### EXERCISE BRIEF
Pick out the lines below that include the string "this".

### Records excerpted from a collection
■ ■ ■ ■ ■ ■ ■
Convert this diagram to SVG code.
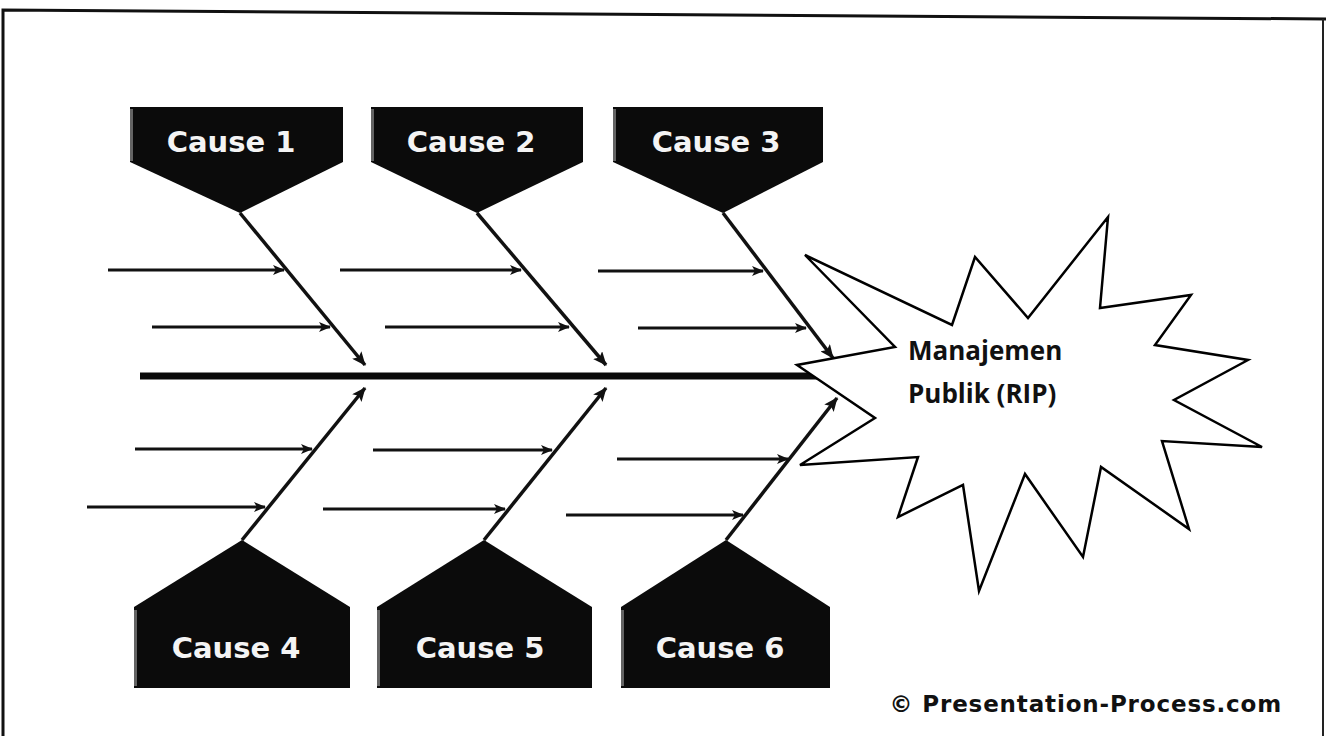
<svg xmlns="http://www.w3.org/2000/svg" width="1329" height="736" viewBox="0 0 1329 736">
  <style>
    .frame { fill: none; stroke: #111; stroke-width: 3; }
    .box { fill: #0b0b0b; }
    .bevel { fill: #8a8a8a; opacity: 0.7; }
    .cause { font-family: "DejaVu Sans", sans-serif; font-weight: bold; font-size: 29px; fill: #f4f4f4; text-anchor: middle; }
    .spine { stroke: #0a0a0a; stroke-width: 7; fill: none; }
    .bone { stroke: #111; stroke-width: 3.5; fill: none; marker-end: url(#headL); }
    .rib { stroke: #111; stroke-width: 3; fill: none; marker-end: url(#headS); }
    .burst { fill: #fff; stroke: #000; stroke-width: 2.5; stroke-linejoin: miter; }
    .effect { font-family: "Open Sans", "DejaVu Sans", sans-serif; font-weight: bold; font-size: 26px; fill: #111; }
    .credit { font-family: "DejaVu Sans", sans-serif; font-weight: bold; font-size: 23px; letter-spacing: 0.85px; fill: #111; }
  </style>
  <defs>
    <marker id="headL" viewBox="0 0 14 12" refX="13" refY="6" markerWidth="14" markerHeight="12" markerUnits="userSpaceOnUse" orient="auto">
      <path d="M0,0 L14,6 L0,12 L3,6 z" fill="#111"/>
    </marker>
    <marker id="headS" viewBox="0 0 12 10" refX="11" refY="5" markerWidth="12" markerHeight="10" markerUnits="userSpaceOnUse" orient="auto">
      <path d="M0,0 L12,5 L0,10 L3,5 z" fill="#111"/>
    </marker>
  </defs>

  <rect x="0" y="0" width="1329" height="736" fill="#fff"/>

  <!-- page frame -->
  <path class="frame" d="M3,736 L3,10 L1326,19"/>
  <path d="M1323,19 L1323,736" stroke="#222" stroke-width="2" fill="none"/>

  <!-- connectors: spine, cause bones and sub-cause ribs -->
  <g id="connectors">
    <line class="spine" x1="140" y1="376" x2="850" y2="376"/>

    <line class="bone" x1="240" y1="213" x2="365" y2="365"/>
    <line class="bone" x1="477" y1="213" x2="606" y2="365"/>
    <line class="bone" x1="723" y1="213" x2="833" y2="358"/>

    <line class="bone" x1="242" y1="540" x2="365" y2="388"/>
    <line class="bone" x1="484" y1="540" x2="606" y2="388"/>
    <line class="bone" x1="726" y1="540" x2="837" y2="398"/>

    <line class="rib" x1="108" y1="270" x2="284" y2="270"/>
    <line class="rib" x1="152" y1="327" x2="330" y2="327"/>
    <line class="rib" x1="340" y1="270" x2="521" y2="270"/>
    <line class="rib" x1="385" y1="327" x2="569" y2="327"/>
    <line class="rib" x1="598" y1="271" x2="763" y2="271"/>
    <line class="rib" x1="638" y1="328" x2="806" y2="328"/>

    <line class="rib" x1="135" y1="449" x2="312" y2="449"/>
    <line class="rib" x1="87" y1="507" x2="265" y2="507"/>
    <line class="rib" x1="373" y1="450" x2="552" y2="450"/>
    <line class="rib" x1="323" y1="509" x2="505" y2="509"/>
    <line class="rib" x1="617" y1="459" x2="788" y2="459"/>
    <line class="rib" x1="566" y1="515" x2="743" y2="515"/>
  </g>

  <!-- cause labels above the spine -->
  <g id="cause1">
    <path class="box" d="M130,107 L343,107 L343,162 L240,213 L130,162 z"/>
    <rect class="bevel" x="130" y="109" width="3" height="52"/>
    <text class="cause" x="231" y="152">Cause 1</text>
  </g>
  <g id="cause2">
    <path class="box" d="M371,107 L583,107 L583,162 L477,213 L371,162 z"/>
    <rect class="bevel" x="371" y="109" width="3" height="52"/>
    <text class="cause" x="471" y="152">Cause 2</text>
  </g>
  <g id="cause3">
    <path class="box" d="M613,107 L823,107 L823,162 L723,213 L613,162 z"/>
    <rect class="bevel" x="613" y="109" width="3" height="52"/>
    <text class="cause" x="716" y="152">Cause 3</text>
  </g>

  <!-- cause labels below the spine -->
  <g id="cause4">
    <path class="box" d="M242,540 L350,607 L350,688 L134,688 L134,607 z"/>
    <rect class="bevel" x="134" y="610" width="3" height="76"/>
    <text class="cause" x="236" y="658">Cause 4</text>
  </g>
  <g id="cause5">
    <path class="box" d="M484,540 L592,607 L592,688 L377,688 L377,607 z"/>
    <rect class="bevel" x="377" y="610" width="3" height="76"/>
    <text class="cause" x="480" y="658">Cause 5</text>
  </g>
  <g id="cause6">
    <path class="box" d="M726,540 L830,607 L830,688 L621,688 L621,607 z"/>
    <rect class="bevel" x="621" y="610" width="3" height="76"/>
    <text class="cause" x="720" y="658">Cause 6</text>
  </g>

  <!-- effect: starburst head -->
  <g id="effect">
    <polygon class="burst" points="805,255 952,325 975,257 1028,318 1108,217 1100,308 1191,295 1155,345 1248,360 1174,400 1262,447 1162,441 1189,529 1101,467 1083,557 1025,474 979,591 963,485 898,517 918,457 800,465 875,418 797,365 895,347"/>
    <text class="effect" x="908" y="360">Manajemen</text>
    <text class="effect" x="908" y="403">Publik (RIP)</text>
  </g>

  <text class="credit" x="1282" y="712" text-anchor="end">© Presentation-Process.com</text>
</svg>
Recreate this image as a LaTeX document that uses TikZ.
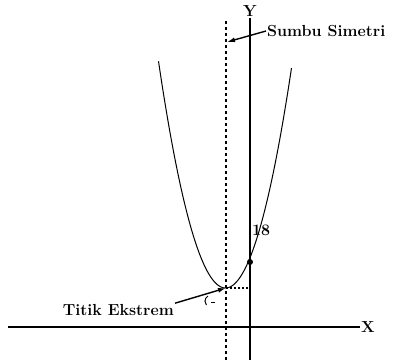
\documentclass[tikz,border=0pt]{standalone}
\usetikzlibrary{arrows.meta}
\begin{document}
\begin{tikzpicture}[x=1pt, y=-1pt, >={Latex[length=8pt,width=5pt]}, font=\fontsize{16}{18}\selectfont\bfseries]
    \useasboundingbox (0,0) rectangle (396,360);
    \tikzset{axis/.style={line width=2pt}, guide/.style={line width=2pt, dash pattern=on 3.5pt off 2.5pt}}
    \coordinate (O) at (250,327);
    \coordinate (Xa) at (8,327);
    \coordinate (Xb) at (360,327);
    \coordinate (Ya) at (250,360);
    \coordinate (Yb) at (250,18);
    \coordinate (Sa) at (226,360);
    \coordinate (Sb) at (226,20);
    \coordinate (V) at (226,288);
    \coordinate (H) at (250,288);
    \node[anchor=west, inner sep=1pt] (X) at (Xb) {X};
    \node[anchor=south, inner sep=1pt] (Y) at (Yb) {Y};
    \node[anchor=west, inner sep=1pt] (SS) at (266,31) {Sumbu Simetri};
    \node[anchor=east, inner sep=1pt] (TE) at (175,310) {Titik Ekstrem};
    \node[anchor=south west, inner sep=1pt] (C) at (251,237) {18};
    \node[circle, fill, inner sep=0pt, minimum size=6pt] (P) at (250,262) {};
    
    \draw[axis] (Xa) -- (Xb);
    \draw[axis] (Ya) -- (Yb);
    \draw[guide] (Sa) -- (Sb);
    \draw[line width=1.2pt, dash pattern=on 2pt off 2pt] (V) -- (H);
    \draw[line width=1pt] plot[domain=-67:66, samples=80] ({225.5+\x},{288-0.0505*\x*\x});
    \path[->, line width=1.4pt] (SS.west) edge (227,42);
    \path[->, line width=1.4pt] (TE.north east) edge (V);
    \draw[line width=1pt] (208,296) arc[start angle=120, end angle=220, radius=6pt];
    \draw[line width=1pt] (211,302) -- (215,302);
\end{tikzpicture}
\end{document}
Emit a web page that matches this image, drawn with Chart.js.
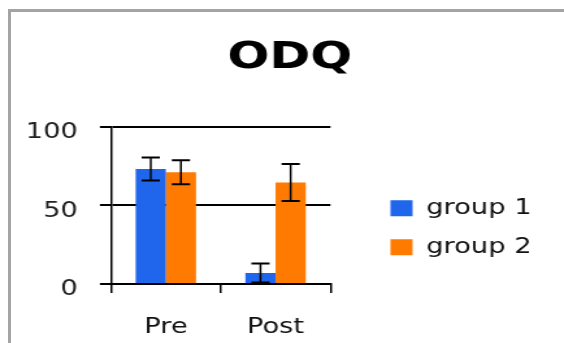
■ ■ ■ ■ ■ ■ ■
### PROBLEM SOLUTION
Convert this diagram to SVG code.
Recreate this image as a LaTeX document that uses TikZ.
Emit a web page that matches this image, drawn with Chart.js.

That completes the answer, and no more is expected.